Banking Newsletter
November 2011
Bank capital rules keep on coming
Despite the Basel 3 agreement, prudential capital developments continue to emerge.
The Basel 3 rules on prudential capital may have been agreed internationally, but many areas remain to be finalised. Additional regulatory initiatives that have emerged in recent weeks further complicate matters too.
Key concerns
Amongst the many issues provoking particular discussion and discontent1 are:
- Role of the European Banking Authority (EBA)
Under CRD 4 – which will implement Basel 3 into Europe – the EBA will have responsibility for developing binding standards in approximately 150 separate areas. This represents a considerable workload for what is still an under-resourced, fledgling organisation, and it is not clear how well it will cope.
The EBA’s proposed capital package, announced on 26 October 2011, is another contentious issue. It requires banks to build up temporary capital buffers to reach a 9% Core Tier 1 ratio by the end of June 2012 in order to address market fears around sovereign risk. Yet there is controversy over:
- The detail of the calculation itself; and
- The degree of additional drag it could put on economic activity
The Basel Committee has decided the surcharge for banks must be held in Common Equity, rather than less costly contingent or bail-in instruments. This is contrary to the hopes of many organisations, which will see the measure as yet another excessive burden at the current time.
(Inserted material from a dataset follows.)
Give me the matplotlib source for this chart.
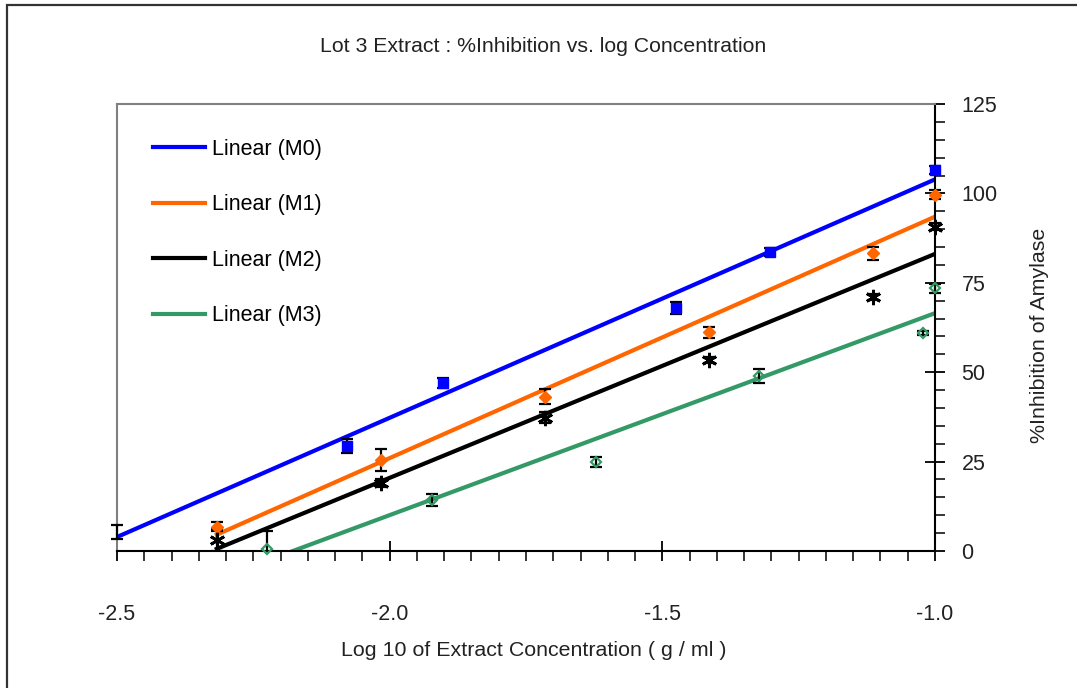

Regulators’ requirements around write-down or automatic equity conversion of non-equity capital are raising concerns around the traditional ordering of the capital structure, pricing and whether there is any investor base for such products.
- Fundamental review of the trading book
To date there is still nothing published, producing huge uncertainty about the prospective impact on banks and their operating models.
Conclusion
While considerable uncertainty remains as to the exact shape of the final prudential capital framework, areas of overlap and duplication are becoming apparent. To avoid digging up the road twice, it is crucial banks keep abreast of all the latest proposals as they emerge, and approach the changes that will result in a coordinated, strategic fashion.